Three Can Be a Crowd
A well-designed kitchen triangle links the three areas of greatest activity: the sink, stove and refrigerator (also known as the Golden Triangle). Ideally, you should have unobstructed access to and from all three of these locations. Of the three, the sink will see the most action and should have easy access to the stove and refrigerator, as well as your countertop workstations. With the refrigerator, stove and sink close together, cooking and cleaning will be more efficient.
Lost Without Space
Be sure to plan in advance for the type and size of storage you'll need. There's nothing worse than finishing your project and realizing that your pots and pans don't fit in your new storage space. If your space is limited, keep in mind that there are a number of options to use, including deep cabinets, pull-out shelving, built-in appliances, and even roll-out pantries. You'll get the most out of your storage area if you place it near your working stations.
Mixing Unmatched Styles
It's an excellent idea to match the new style of your kitchen with the rest of the house—even the exterior.
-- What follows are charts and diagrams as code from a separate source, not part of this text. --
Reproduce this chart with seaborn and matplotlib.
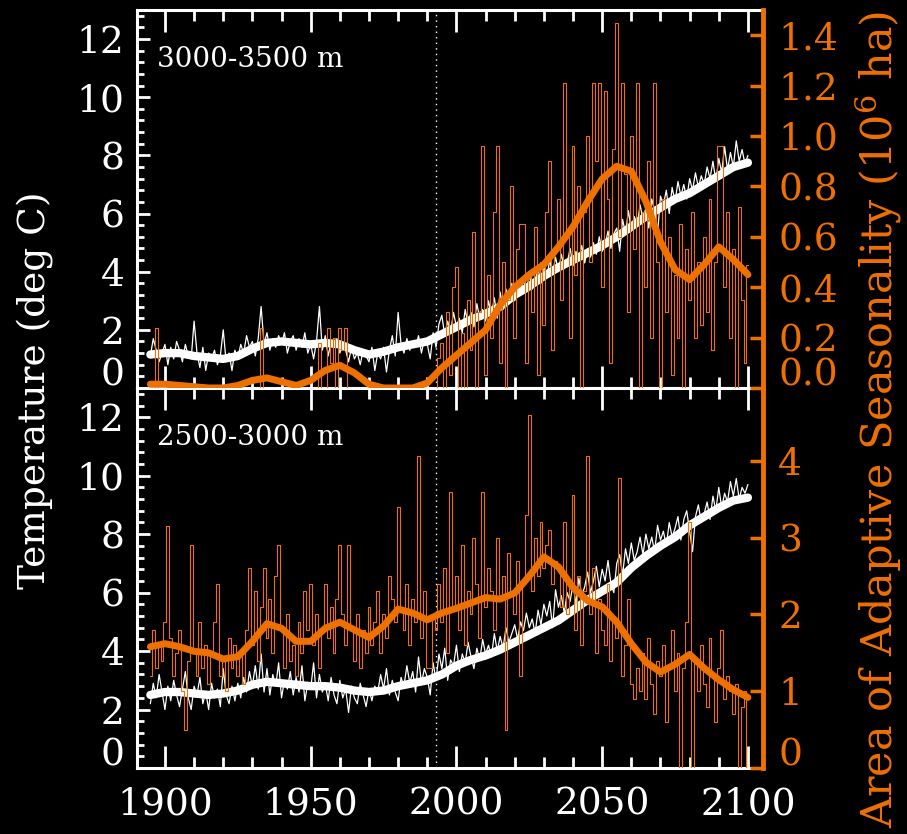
import numpy as np
import matplotlib
matplotlib.use('Agg')
import matplotlib.pyplot as plt
import matplotlib.transforms as mtransforms
from matplotlib.ticker import MultipleLocator
import seaborn as sns

# annual values 1895-2100 and 5-year smoothed curves
years = np.arange(1895, 2101)
years_smooth = np.arange(1895, 2101, 5)

# ---- 3000-3500 m ----
temp_hi = [
    1.1, 1.7, 1.3, 0.9, 1.2, 1.5, 0.8, 1.4, 1.0, 1.6,
    1.3, 0.9, 1.5, 1.1, 1.0, 2.3, 1.2, 0.7, 1.4, 0.6,
    1.2, 1.0, 1.3, 0.8, 1.1, 2.0, 0.9, 1.2, 0.6, 1.3,
    1.0, 1.5, 1.2, 1.8, 1.4, 1.6, 1.1, 1.7, 2.8, 1.5,
    1.9, 1.3, 1.7, 1.4, 1.8, 1.5, 1.9, 1.2, 1.6, 1.8,
    1.3, 1.7, 1.4, 1.9, 1.2, 1.5, 1.0, 1.6, 2.8, 1.3,
    1.8, 1.1, 1.6, 1.4, 1.7, 1.2, 1.5, 1.3, 0.9, 1.4,
    1.0, 1.2, 0.8, 1.3, 1.1, 0.9, 1.4, 0.6, 1.2, 1.0,
    1.4, 0.55, 1.3, 1.8, 1.1, 2.6, 1.5, 1.2, 1.7, 1.3,
    1.6, 1.4, 1.8, 1.2, 1.7, 1.5, 1.0, 1.9, 1.4, 2.2,
    2.5, 1.8, 2.3, 1.9, 2.6, 2.1, 2.4, 1.9, 2.7, 2.2,
    2.6, 2.1, 2.9, 2.4, 2.7, 2.3, 3.0, 2.5, 3.1, 2.4,
    3.3, 2.7, 3.4, 2.9, 3.6, 3.0, 3.5, 3.2, 3.8, 3.3,
    3.9, 3.4, 3.7, 4.1, 3.6, 4.2, 3.8, 4.4, 3.9, 4.5,
    4.0, 4.6, 4.1, 4.3, 4.8, 4.2, 4.7, 4.4, 4.9, 4.3,
    4.8, 4.5, 5.0, 4.6, 5.2, 4.7, 4.9, 5.4, 4.8, 5.3,
    5.5, 4.7, 5.8, 5.3, 6.1, 5.4, 5.9, 5.6, 6.3, 5.8,
    6.2, 5.5, 6.5, 6.1, 5.3, 6.6, 6.3, 6.8, 6.0, 6.9,
    6.4, 7.1, 6.6, 7.0, 6.5, 7.2, 6.8, 7.4, 6.9, 7.3,
    7.0, 7.6, 7.2, 7.8, 7.1, 7.9, 7.4, 8.3, 7.5, 8.1,
    7.6, 8.5, 7.8, 8.2, 7.7, 8.0,
]
temp_hi_smooth = [
    1.15, 1.2, 1.2, 1.1, 1.05, 1.0, 1.1, 1.35, 1.55, 1.6,
    1.55, 1.5, 1.55, 1.5, 1.3, 1.15, 1.25, 1.4, 1.5, 1.6,
    1.85, 2.1, 2.35, 2.55, 2.8, 3.2, 3.5, 3.85, 4.15, 4.4,
    4.65, 4.9, 5.2, 5.55, 5.9, 6.2, 6.5, 6.7, 7.0, 7.3,
    7.6, 7.75,
]
area_hi = [
    0, 0, 0.24, 0, 0, 0, 0, 0, 0, 0,
    0, 0, 0, 0, 0, 0, 0, 0, 0, 0,
    0, 0, 0, 0, 0, 0, 0, 0, 0, 0,
    0, 0, 0, 0, 0, 0, 0, 0, 0.24, 0,
    0, 0, 0, 0, 0, 0, 0, 0, 0, 0,
    0, 0, 0, 0, 0, 0, 0, 0, 0.18, 0,
    0, 0.24, 0.1, 0.2, 0, 0.24, 0.15, 0.24, 0, 0,
    0, 0, 0, 0, 0, 0, 0, 0, 0, 0,
    0, 0, 0, 0, 0, 0, 0, 0, 0, 0,
    0, 0, 0, 0, 0, 0, 0, 0, 0, 0.12,
    0.18, 0, 0.3, 0.05, 0.4, 0.48, 0, 0.22, 0, 0.35,
    0.15, 0.62, 0, 0.3, 0.96, 0.05, 0.45, 0.2, 0.7, 0.96,
    0.1, 0.5, 0, 0.35, 0.8, 0.2, 0.55, 0.65, 0.65, 0.1,
    0.45, 0.3, 0.64, 0.05, 0.5, 0.25, 0.7, 0.9, 0.15, 0.55,
    0.75, 0.35, 1.21, 0.6, 0.2, 0.96, 0.45, 0.8, 0.0, 0.7,
    1.0, 0.5, 1.21, 0.9, 1.21, 0.4, 1.18, 0.75, 0.1, 0.95,
    1.45, 0.6, 1.21, 0.85, 0.3, 1.0, 0.55, 1.21, 0.0, 0.7,
    0.4, 0.9, 0.2, 1.21, 0.5, 0.0, 0.75, 0.3, 0.6, 0.05,
    0.45, 0.2, 0.65, 0.0, 0.55, 0.35, 0.7, 0.2, 0.5, 0.25,
    0.6, 0.3, 0.75, 0.15, 0.5, 0.96, 0.96, 0.4, 0.7, 0.2,
    0.55, 0.0, 0.72, 0.35, 0.1, 0.49,
]
area_hi_smooth = [
    0.015, 0.015, 0.01, 0.005, 0.0, 0.0, 0.01, 0.03, 0.04, 0.025,
    0.01, 0.03, 0.07, 0.09, 0.06, 0.015, 0.0, 0.0, 0.0, 0.02,
    0.08, 0.13, 0.18, 0.23, 0.33, 0.40, 0.45, 0.49, 0.56, 0.64,
    0.74, 0.83, 0.88, 0.86, 0.74, 0.58, 0.47, 0.43, 0.49, 0.56,
    0.51, 0.45,
]

# ---- 2500-3000 m ----
temp_lo = [
    2.2, 2.9, 2.4, 3.2, 2.6, 2.0, 2.8, 2.3, 3.0, 2.5,
    2.1, 2.7, 3.3, 2.4, 2.0, 2.8, 2.5, 3.1, 2.2, 2.6,
    2.0, 2.9, 2.4, 2.7, 2.1, 3.4, 2.5, 2.2, 2.8, 2.3,
    2.9, 2.4, 3.1, 2.6, 3.3, 2.8, 3.5, 2.7, 3.9, 2.6,
    3.4, 2.5, 3.2, 2.8, 3.6, 2.4, 3.0, 2.7, 3.3, 2.5,
    3.1, 2.6, 3.5, 2.3, 2.9, 2.7, 3.6, 2.4, 3.2, 2.6,
    2.9, 2.3, 3.1, 2.5, 2.2, 3.0, 2.4, 2.7, 1.9, 2.8,
    2.4, 2.2, 2.9, 2.5, 2.1, 2.7, 2.3, 2.8, 2.6, 3.2,
    2.7, 3.4, 2.5, 3.0, 2.6, 2.3, 3.1, 2.8, 3.5, 2.9,
    3.3, 2.6, 3.8, 2.9, 3.4, 3.1, 2.5, 3.6, 3.0, 3.9,
    3.4, 4.1, 3.0, 3.7, 3.5, 4.2, 3.3, 3.9, 3.6, 4.3,
    3.8, 3.4, 4.1, 3.7, 4.4, 3.9, 4.2, 3.8, 4.6, 4.0,
    4.5, 4.1, 4.8, 4.3, 4.6, 4.9, 4.4, 5.0, 4.7, 5.3,
    4.8, 5.1, 4.6, 5.4, 4.9, 5.6, 5.2, 5.7, 4.8, 6.1,
    5.5, 5.9, 5.3, 6.0, 5.7, 6.3, 5.6, 6.5, 5.9, 6.2,
    6.7, 6.0, 6.4, 6.9, 6.2, 6.8, 6.4, 7.1, 6.3, 6.0,
    7.0, 7.3, 6.6, 7.5, 7.0, 7.7, 7.1, 7.4, 7.9, 7.3,
    8.0, 7.5, 7.9, 7.4, 8.3, 7.8, 8.1, 7.6, 8.4, 7.9,
    8.2, 8.6, 7.8, 8.5, 8.8, 8.1, 7.4, 8.6, 9.0, 8.4,
    8.7, 9.1, 8.5, 9.3, 8.8, 9.6, 8.9, 9.4, 9.1, 9.8,
    9.3, 9.9, 9.2, 9.6, 9.4, 9.7,
]
temp_lo_smooth = [
    2.5, 2.6, 2.6, 2.55, 2.5, 2.55, 2.65, 2.85, 2.95, 2.9,
    2.85, 2.8, 2.8, 2.75, 2.65, 2.6, 2.65, 2.8, 2.9, 3.0,
    3.2, 3.5, 3.7, 3.85, 4.05, 4.3, 4.55, 4.8, 5.05, 5.4,
    5.75, 6.05, 6.35, 6.85, 7.25, 7.6, 7.9, 8.3, 8.6, 8.9,
    9.15, 9.25,
]
area_lo = [
    1.2, 1.8, 1.3, 1.6, 1.4, 1.9, 3.15, 1.7, 1.2, 1.5,
    1.8, 1.0, 0.5, 1.4, 2.9, 1.5, 1.2, 1.9, 1.3, 1.6,
    1.1, 1.5, 1.9, 2.4, 1.2, 1.4, 1.0, 1.7, 1.3, 1.6,
    1.2, 1.5, 1.1, 1.8, 2.6, 1.6, 2.3, 1.4, 2.1, 2.6,
    1.7, 2.2, 1.5, 2.5, 2.9, 1.8, 1.3, 2.0, 1.4, 1.6,
    1.2, 1.9, 1.5, 2.3, 1.8, 2.4, 1.6, 2.0, 1.3, 1.8,
    2.4, 1.7, 2.1, 1.5, 2.2, 2.9, 2.0, 1.6, 2.9, 1.8,
    1.4, 2.0, 1.3, 1.8, 1.5, 2.1, 1.6, 1.9, 2.3, 1.5,
    2.0, 1.7, 2.5, 2.2, 1.9, 3.4, 2.1, 1.8, 2.4, 1.6,
    2.2, 1.9, 4.07, 1.7, 2.3, 1.3, 1.3, 2.0, 1.8, 2.4,
    1.9, 2.6, 1.5, 3.6, 2.1, 2.5, 1.8, 2.9, 1.6, 2.3,
    2.0, 3.0, 2.4, 1.7, 3.6, 2.1, 2.6, 2.3, 1.8, 3.0,
    2.2, 2.5, 0.5, 2.8, 2.3, 2.0, 2.7, 1.2, 2.4, 3.3,
    4.6, 2.3, 3.0, 2.5, 3.2, 2.6, 2.9, 3.1, 2.4, 2.7,
    2.6, 2.1, 3.2, 2.0, 2.4, 3.55, 1.8, 2.5, 1.6, 2.3,
    4.07, 2.0, 2.6, 1.5, 2.2, 1.8, 1.6, 2.4, 1.4, 1.9,
    1.7, 3.78, 1.2, 1.6, 2.2, 1.1, 0.9, 1.3, 1.0, 1.5,
    0.9, 1.7, 1.1, 0.7, 1.4, 1.2, 1.6, 0.6, 1.3, 1.8,
    1.0, 1.5, 0.0, 1.3, 1.9, 3.2, 0.0, 1.4, 1.0, 1.6,
    1.1, 0.8, 1.7, 1.2, 0.6, 1.3, 1.8, 0.9, 1.2, 1.0,
    0.7, 1.1, 0.0, 0.8, 1.0, 0.0,
]
area_lo_smooth = [
    1.58, 1.62, 1.58, 1.52, 1.50, 1.42, 1.45, 1.65, 1.88, 1.82,
    1.65, 1.65, 1.82, 1.90, 1.80, 1.70, 1.85, 2.07, 2.02, 1.93,
    2.02, 2.08, 2.15, 2.22, 2.20, 2.28, 2.50, 2.75, 2.62, 2.35,
    2.18, 2.10, 1.90, 1.62, 1.38, 1.25, 1.35, 1.48, 1.30, 1.15,
    1.02, 0.92,
]

ORANGE = '#ee7000'
sns.set_style('ticks')
plt.rcParams['font.family'] = ['DejaVu Serif']
plt.rcParams['mathtext.fontset'] = 'dejavuserif'

fig = plt.figure(figsize=(9.07, 8.34), dpi=100, facecolor='black')
ax_top = fig.add_axes([0.151, 0.5348, 0.690, 0.4532])
ax_bot = fig.add_axes([0.151, 0.0791, 0.690, 0.4557])


def draw_panel(ax, temp, temp_s, area, area_s, label, aylim, ayticks, aylabels, show_x):
    ax.set_facecolor('black')
    sns.lineplot(x=years, y=temp, ax=ax, color='white', lw=0.9)
    sns.lineplot(x=years_smooth, y=temp_s, ax=ax, color='white', lw=6,
                 solid_joinstyle='round')
    ax.axvline(1993, color='white', ls=(0, (1, 3)), lw=1)
    ax.set_xlim(1890.4, 2105.1)
    ax.set_ylim(0, 13)
    ax.set_yticks([0, 2, 4, 6, 8, 10, 12])
    ax.yaxis.set_minor_locator(MultipleLocator(0.4))
    ax.set_xticks([1900, 1950, 2000, 2050, 2100])
    ax.xaxis.set_minor_locator(MultipleLocator(10))
    for sp in ['left', 'top', 'bottom']:
        ax.spines[sp].set_color('white')
        ax.spines[sp].set_linewidth(2.2)
    ax.spines['right'].set_visible(False)
    ax.tick_params(axis='y', which='major', direction='in', length=9.5, width=2,
                   colors='white', labelsize=27, pad=9)
    ax.tick_params(axis='y', which='minor', direction='in', length=5, width=2,
                   colors='white')
    ax.tick_params(axis='x', which='major', direction='in', length=16, width=2,
                   colors='white', top=True, labelsize=27, pad=13,
                   labelbottom=show_x)
    ax.tick_params(axis='x', which='minor', direction='in', length=8, width=2,
                   colors='white', top=True)
    ax.set_xlabel('')
    ax.set_ylabel('')
    ax.text(0.032, 0.87, label, transform=ax.transAxes, color='white',
            fontsize=20, va='center', ha='left')

    ax2 = ax.twinx()
    sns.lineplot(x=years, y=area, ax=ax2, color=ORANGE, lw=0.8,
                 drawstyle='steps-mid')
    sns.lineplot(x=years_smooth, y=area_s, ax=ax2, color=ORANGE, lw=5,
                 solid_joinstyle='round')
    ax2.set_xlim(1890.4, 2105.1)
    ax2.set_ylim(*aylim)
    ax2.set_yticks(ayticks)
    ax2.set_yticklabels(aylabels)
    for sp in ['left', 'top', 'bottom']:
        ax2.spines[sp].set_visible(False)
    ax2.spines['right'].set_color(ORANGE)
    ax2.spines['right'].set_linewidth(3.5)
    ax2.tick_params(axis='y', direction='in', length=9.5, width=2.5,
                    colors=ORANGE, labelsize=27, pad=11)
    ax2.set_ylabel('')

    # bottom labels sit a bit above their ticks
    up = mtransforms.ScaledTranslation(0, 12 / 72, fig.dpi_scale_trans)
    lab = ax.get_yticklabels()[0]
    lab.set_transform(lab.get_transform() + up)
    lab2 = ax2.get_yticklabels()[0]
    lab2.set_transform(lab2.get_transform() + up)
    return ax2


draw_panel(ax_top, temp_hi, temp_hi_smooth, area_hi, area_hi_smooth,
           '3000-3500 m', (0, 1.5), [0, 0.2, 0.4, 0.6, 0.8, 1.0, 1.2, 1.4],
           ['0.0', '0.2', '0.4', '0.6', '0.8', '1.0', '1.2', '1.4'], False)
draw_panel(ax_bot, temp_lo, temp_lo_smooth, area_lo, area_lo_smooth,
           '2500-3000 m', (0, 4.95), [0, 1, 2, 3, 4],
           ['0', '1', '2', '3', '4'], True)

fig.text(0.0386, 0.532, 'Temperature (deg C)', rotation=90, color='white',
         fontsize=27, ha='center', va='center')
fig.text(0.969, 0.497, 'Area of Adaptive Seasonality (10$^6$ ha)', rotation=90,
         color=ORANGE, fontsize=31, ha='center', va='center')

fig.savefig('out.png', dpi=100, facecolor='black')
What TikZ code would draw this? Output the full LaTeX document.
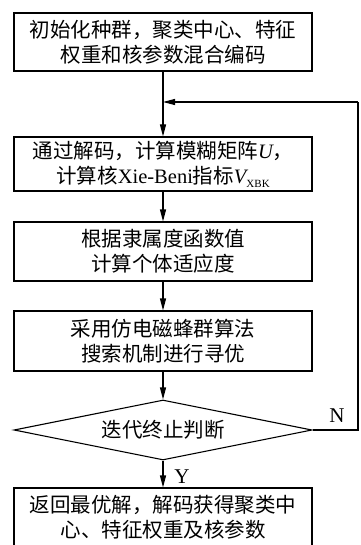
\documentclass[tikz,border=0pt]{standalone}
\usepackage{fontspec}
\setmainfont{Liberation Serif}
\newfontfamily\cjk{Noto Sans CJK SC}
\usetikzlibrary{shapes.geometric,arrows.meta}
\begin{document}
\begin{tikzpicture}[x=1pt,y=-1pt,
  every node/.style={inner sep=0pt},
  flowbox/.style={draw, line width=1.1pt, minimum width=298pt, align=center,
    font=\cjk\fontsize{20.5}{25}\selectfont},
  decide/.style={draw, line width=1.1pt, diamond, aspect=4.97, minimum width=298pt,
    minimum height=60pt, font=\cjk\fontsize{20.5}{25}\selectfont},
  lbl/.style={font=\rmfamily\fontsize{21}{21}\selectfont},
  conn/.style={line width=1.1pt, -{Triangle[length=12pt,width=6pt]}},
  plain/.style={line width=1.1pt}]
\useasboundingbox (0,0) rectangle (360,545);
\node[flowbox, minimum height=58pt] (b1) at (163,42) {初始化种群，聚类中心、特征\\权重和核参数混合编码};
\node[flowbox, minimum height=54pt] (b2) at (163,164) {通过解码，计算模糊矩阵{\rmfamily\itshape U}，\\计算核{\rmfamily Xie-Beni}指标{\rmfamily\itshape V}\raisebox{-4pt}{\rmfamily\fontsize{11}{11}\selectfont XBK}};
\node[flowbox, minimum height=59pt] (b3) at (163,251.5) {根据隶属度函数值\\计算个体适应度};
\node[flowbox, minimum height=60pt] (b4) at (163,341) {采用仿电磁蜂群算法\\搜索机制进行寻优};
\node[decide] (d) at (163,430) {迭代终止判断};
\node[flowbox, minimum height=59pt] (b5) at (163,517.5) {返回最优解，解码获得聚类中\\心、特征权重及核参数};
\coordinate (j) at (163,102);
\coordinate (r1) at (358,430);
\coordinate (r2) at (358,102);
\draw[conn] (b1) -- (b2);
\draw[conn] (b2) -- (b3);
\draw[conn] (b3) -- (b4);
\draw[conn] (b4) -- (d);
\draw[conn] (d) -- (b5);
\draw[plain] (d.east) -- (r1) -- (r2);
\draw[conn] (r2) -- (j);
\node[lbl] (n) at (337,416) {N};
\node[lbl] (y) at (182,477) {Y};
\end{tikzpicture}
\end{document}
You may think bright orange cabinets are totally hip right now, but down the road, you may question your decision - and so will your potential buyers. Always consider the resale aspect of your kitchen.
Template? What Template?
When it comes time to install a new faucet, you may need to cut a hole to fit the new dimensions. Most faucet manufacturers include a template for you to follow—it practically guarantees accurate placement. If you decide not to use the template or the spec sheet that comes with the faucet, you run the serious risk of having an off-center faucet. And if you've drilled a hole through your counter, it won't be easy to cover any mistakes.